2008-02-03 17:50:25 | 特許法29条2項
事件番号 平成19(行ケ)10155
事件名 審決取消請求事件
裁判年月日 平成20年01月30日
裁判所名 知的財産高等裁判所
権利種別 特許権
訴訟類型 行政訴訟
裁判長裁判官 石原直樹

『第3 当事者の主張の要点
1 原告主張の審決取消事由(相違点3についての判断の誤り)の要点審決は,以下のとおり,相違点3についての判断を誤った結果,本願発明が特許法29条2項の規定により特許を受けることができないと判断したものであるから,取り消されるべきである。
(1) 審決は,「引用発明1では,消費者が最安値の最新の状況を常に把握できるようにするという要請が内在することは明らかである。」と判断したが(以下,当該要請を「本件要請」という。),以下のとおり,この判断は誤りである。』

『1 原告の主張(1)について
 原告は,審決が「引用発明1では,本件要請が内在することは明らかである。」と判断したことについて,「引用発明1においては,販売者が『最新の商品情報』を送ること及びその結果として商品検索システムに公開される情報が『常に最新のもの』になっていることと,消費者の利点とを結び付けて検討されていないのであるから,引用発明1に本件要請が内在するということはできない。」と主張するので,以下検討する。
(1) 引用例1(発明の名称・「商品検索システム」)には,次の各記載がある。
・・・
(2) 上記(1)の各記載のとおり,引用発明1は,欲しい商品,その価格等に係る商品情報を得ようとする消費者が,ネットワークを介してこれを簡単に得ることができる商品検索システムを提供することを目的とするものであり,複数の販売者から一定のタイミングで商品情報を受け取り,これに消費者のニーズに合ったデータ加工(例えば,各商品の種類ごとに低価格順にソートするなどの加工)を加え,当該加工後の商品情報をインターネット上に公開し,消費者からアクセスがあった場合に,希望の商品に関する商品情報を消費者端末に送信するという商品検索システムである
 これにより,販売者は,常に最新の商品情報による商品の広告を行うのと同じ効果を得ることができ,他方,消費者は,欲しい商品に係る商品情報を簡単に得ることができる。

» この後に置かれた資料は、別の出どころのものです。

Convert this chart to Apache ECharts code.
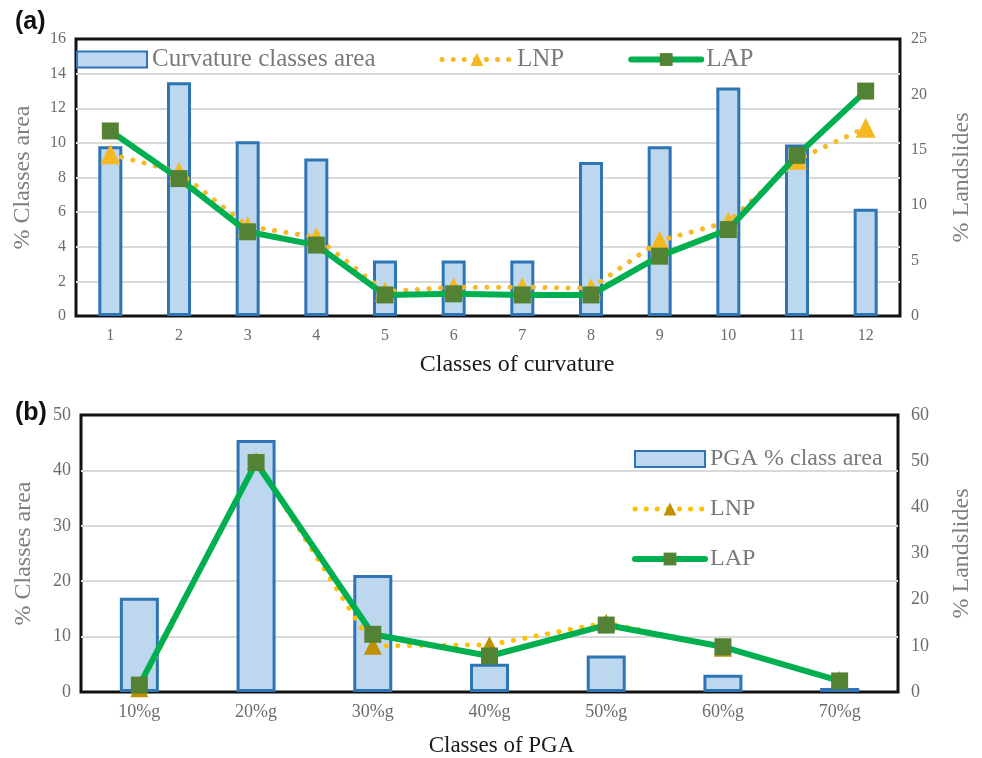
<!DOCTYPE html>
<html>
<head>
<meta charset="utf-8">
<script src="https://cdn.jsdelivr.net/npm/echarts@6/dist/echarts.min.js"></script>
<style>
html,body{margin:0;padding:0;background:#fff;}
#chart{width:982px;height:758px;}
</style>
</head>
<body>
<div id="chart"></div>
<script>
// ---- Data: panel (a) curvature ----
const curvCategories = ['1','2','3','4','5','6','7','8','9','10','11','12'];
const curvArea = [9.8, 13.5, 10.1, 9.1, 3.2, 3.2, 3.2, 8.9, 9.8, 13.2, 9.9, 6.2];
const curvLNP  = [14.6, 13.0, 8.1, 7.1, 2.2, 2.6, 2.6, 2.5, 6.8, 8.5, 14.1, 17.0];
const curvLAP  = [16.7, 12.4, 7.6, 6.4, 1.9, 2.0, 1.9, 1.9, 5.4, 7.8, 14.5, 20.3];

// ---- Data: panel (b) PGA ----
const pgaCategories = ['10%g','20%g','30%g','40%g','50%g','60%g','70%g'];
const pgaArea = [17.0, 45.5, 21.1, 5.1, 6.6, 3.1, 0.7];
const pgaLNP  = [0.8, 50.0, 10.0, 10.2, 15.0, 9.6, 2.6];
const pgaLAP  = [1.5, 49.7, 12.5, 7.8, 14.5, 9.8, 2.4];

const SERIF = 'Liberation Serif';
const tickColor = '#6b6b6b';
const nameColor = '#808080';
const barFill = '#bdd7ee';
const barBorder = '#2e75b6';
const lapColor = '#00b050';
const lapMarker = '#548235';
const dotColor = '#f7b928';

const chart = echarts.init(document.getElementById('chart'), null, {renderer:'canvas'});

const splitStyle = {show: true, showMinLine: false, showMaxLine: false, lineStyle: {color: '#d9d9d9', width: 2}};

const option = {
  backgroundColor: '#fff',
  animation: false,
  graphic: [
    {type:'text', left:15, top:10, style:{text:'(a)', font:'bold 25px "Liberation Sans"', fill:'#111'}},
    {type:'text', left:15, top:401, style:{text:'(b)', font:'bold 25px "Liberation Sans"', fill:'#111'}}
  ],
  legend: [
    {
      data: [
        {name: 'Curvature classes area', icon: 'rect'},
        {name: 'LNP', lineStyle: {width: 5, type: [0.1, 11], cap: 'round', color: dotColor}},
        {name: 'LAP', lineStyle: {width: 6, cap: 'round', color: lapColor}}
      ],
      left: 71, top: 42,
      orient: 'horizontal',
      itemWidth: 70, itemHeight: 16, itemGap: 64,
      textStyle: {fontFamily: SERIF, fontSize: 25, color: '#7a7a7a'},
      formatter: n => n.trim()
    },
    {
      data: [
        {name: 'PGA % class area', icon: 'rect'},
        {name: 'LNP ', lineStyle: {width: 5, type: [0.1, 11], cap: 'round', color: '#ffc000'}},
        {name: 'LAP ', lineStyle: {width: 6, cap: 'round', color: lapColor}}
      ],
      left: 627, top: 442,
      orient: 'vertical',
      itemWidth: 70, itemHeight: 16, itemGap: 26,
      textStyle: {fontFamily: SERIF, fontSize: 24, color: '#7a7a7a'},
      formatter: n => n.trim()
    }
  ],
  grid: [
    {left: 76, top: 39, right: 80, bottom: 442, show: true, borderColor: '#111', borderWidth: 3, containLabel: false},
    {left: 81, top: 415, right: 82, bottom: 66, show: true, borderColor: '#111', borderWidth: 3, containLabel: false}
  ],
  xAxis: [
    {
      type: 'category', gridIndex: 0, data: curvCategories,
      axisLine: {show: false}, axisTick: {show: false},
      axisLabel: {fontFamily: SERIF, fontSize: 16, color: tickColor, margin: 12},
      name: 'Classes of curvature', nameLocation: 'middle', nameGap: 37,
      nameTextStyle: {fontFamily: SERIF, fontSize: 24, color: '#1a1a1a', padding: [0, 0, 0, 58]}
    },
    {
      type: 'category', gridIndex: 1, data: pgaCategories,
      axisLine: {show: false}, axisTick: {show: false},
      axisLabel: {fontFamily: SERIF, fontSize: 18, color: tickColor, margin: 11},
      name: 'Classes of PGA', nameLocation: 'middle', nameGap: 42,
      nameTextStyle: {fontFamily: SERIF, fontSize: 23, color: '#1a1a1a', padding: [0, 0, 0, 24]}
    }
  ],
  yAxis: [
    {
      type: 'value', gridIndex: 0, min: 0, max: 16, interval: 2, position: 'left',
      axisLine: {show: false}, axisTick: {show: false},
      splitLine: splitStyle,
      axisLabel: {fontFamily: SERIF, fontSize: 16, color: tickColor, margin: 10},
      name: '% Classes area', nameLocation: 'middle', nameGap: 41, nameRotate: 90,
      nameTextStyle: {fontFamily: SERIF, fontSize: 24, color: nameColor}
    },
    {
      type: 'value', gridIndex: 0, min: 0, max: 25, interval: 5, position: 'right',
      axisLine: {show: false}, axisTick: {show: false},
      splitLine: {show: false},
      axisLabel: {fontFamily: SERIF, fontSize: 16, color: tickColor, margin: 11},
      name: '% Landslides', nameLocation: 'middle', nameGap: 50, nameRotate: 90,
      nameTextStyle: {fontFamily: SERIF, fontSize: 24, color: nameColor}
    },
    {
      type: 'value', gridIndex: 1, min: 0, max: 50, interval: 10, position: 'left',
      axisLine: {show: false}, axisTick: {show: false},
      splitLine: splitStyle,
      axisLabel: {fontFamily: SERIF, fontSize: 18, color: tickColor, margin: 10},
      name: '% Classes area', nameLocation: 'middle', nameGap: 45, nameRotate: 90,
      nameTextStyle: {fontFamily: SERIF, fontSize: 24, color: nameColor}
    },
    {
      type: 'value', gridIndex: 1, min: 0, max: 60, interval: 10, position: 'right',
      axisLine: {show: false}, axisTick: {show: false},
      splitLine: {show: false},
      axisLabel: {fontFamily: SERIF, fontSize: 18, color: tickColor, margin: 13},
      name: '% Landslides', nameLocation: 'middle', nameGap: 52, nameRotate: 90,
      nameTextStyle: {fontFamily: SERIF, fontSize: 24, color: nameColor}
    }
  ],
  series: [
    {
      name: 'Curvature classes area', type: 'bar', xAxisIndex: 0, yAxisIndex: 0,
      data: curvArea, barWidth: 24,
      itemStyle: {color: barFill, borderColor: barBorder, borderWidth: 3}
    },
    {
      name: 'LNP', type: 'line', xAxisIndex: 0, yAxisIndex: 1, data: curvLNP,
      symbol: 'triangle', symbolSize: 20,
      itemStyle: {color: '#f5b820'},
      lineStyle: {color: dotColor, width: 5, type: [0.1, 11.5], cap: 'round'},
      z: 3
    },
    {
      name: 'LAP', type: 'line', xAxisIndex: 0, yAxisIndex: 1, data: curvLAP,
      symbol: 'rect', symbolSize: 17,
      itemStyle: {color: lapMarker},
      lineStyle: {color: lapColor, width: 6, cap: 'round', join: 'round'},
      z: 4
    },
    {
      name: 'PGA % class area', type: 'bar', xAxisIndex: 1, yAxisIndex: 2,
      data: pgaArea, barWidth: 39,
      itemStyle: {color: barFill, borderColor: barBorder, borderWidth: 3}
    },
    {
      name: 'LNP ', type: 'line', xAxisIndex: 1, yAxisIndex: 3, data: pgaLNP,
      symbol: 'triangle', symbolSize: 18,
      itemStyle: {color: '#bf9000'},
      lineStyle: {color: '#ffc000', width: 5, type: [0.1, 11.5], cap: 'round'},
      z: 3
    },
    {
      name: 'LAP ', type: 'line', xAxisIndex: 1, yAxisIndex: 3, data: pgaLAP,
      symbol: 'rect', symbolSize: 17,
      itemStyle: {color: lapMarker},
      lineStyle: {color: lapColor, width: 6, cap: 'round', join: 'round'},
      z: 4
    }
  ]
};
chart.setOption(option);
</script>
</body>
</html>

 このように,引用発明1は,販売者から,「常に最新の商品情報」を受け取り,このようにして受け取った「常に最新の商品情報」に対し,各商品の種類ごとに低価格順にソートするなどの加工を加えてインターネット上に公開し,消費者端末からのアクセスを可能にするものである(・・・・)。

 他方,商品の購入を考える消費者にとって,商品情報中,商品の価格が必須のものであることは自明の事項であり,さらに,特定の販売者のホームページ等ではなく,複数の販売者に係る商品情報を各商品の種類ごとに低価格順にソートするなどの加工を加えてインターネット上に公開する引用発明1の商品検索システムにアクセスする消費者のほとんどが,同種商品間における価格の比較,すなわち,同種商品中の最安値に係る情報を求めていることもまた,社会通念に照らし,自明の事項であるといえる。

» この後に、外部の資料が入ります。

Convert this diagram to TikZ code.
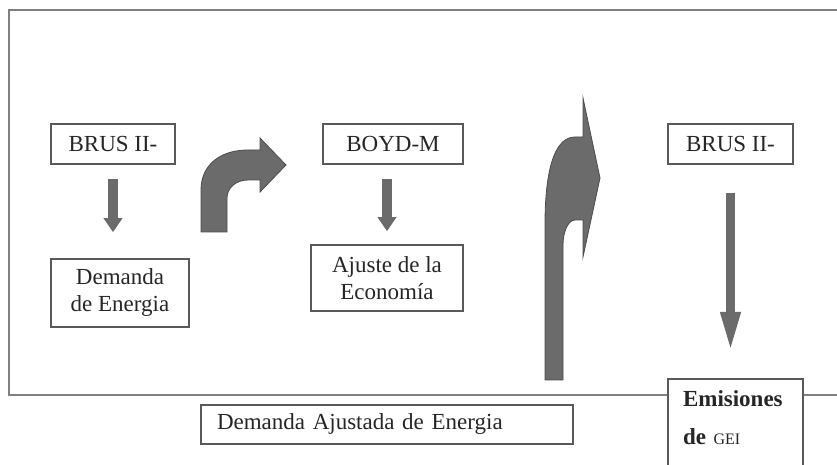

 以上からすると,引用発明1に本件要請が内在することは明らかであるというべきであるから,これと同旨の審決の判断に誤りはなく,原告の主張(1)は理由がない。

(2) 上記(1)のとおり,引用例2には,「通信販売社」以外の販売者から商品情報を受け取る仕組みについての記載も示唆もなく,かえって,上記(1)の各記載によれば,引用例2に記載された通信販売方法は,通信販売事業を行う者が自己の販売する商品について,消費者の便宜,効果的な顧客管理等を考慮して採用するものであると認められるから,原告が主張するとおり,引用例2は,複数の販売者が存在することを前提としておらず,したがって,複数の販売者があって初めて成り立つ「最安値」の概念を開示し,又は示唆するものではないというべきである
 しかしながら,上記(1)のとおり,引用例2には,顧客の要請に基づき,商品ごとに,「商品の価格が変更されたとき」など任意の通知時期に,任意の通知方法により,顧客に対し,商品情報を通知するとの構成が開示されているところである。

 他方,引用発明1には,上記1のとおり,本件要請が内在するものであるから,消費者が最安値の最新の状況を常に把握することができるようにするため,引用例2に開示された,任意の通知時期に,任意の通知方法により,顧客に対し商品情報を通知するとの構成を,その「任意の通知時期」を「販売価格の最安値が変更されたとき」として,引用発明1に適用し,「ユーザが指定した商品について,販売価格の最安値が変更された場合に,当該ユーザに対し通知する通知手段」(相違点3に係る本願発明の構成)を得ることは,当業者であれば,容易に想到することができたものと認めるのが相当である。
 この場合に,引用例2に記載された発明自体が「最安値」の概念を有するものでないとしても,引用発明1に内在する本件要請に照らして,引用例2に開示された構成の「任意の通知時期」を「販売価格の最安値が変更されたとき」とすることは,当然に選択されるところであるから,「引用発明1に引用例2が開示する構成を適用した場合,当業者であれば,ある一つの販売店が採用する商品の価格に変更があった場合に顧客に通知するとの構成に想到する」との原告の主張を採用することはできない。』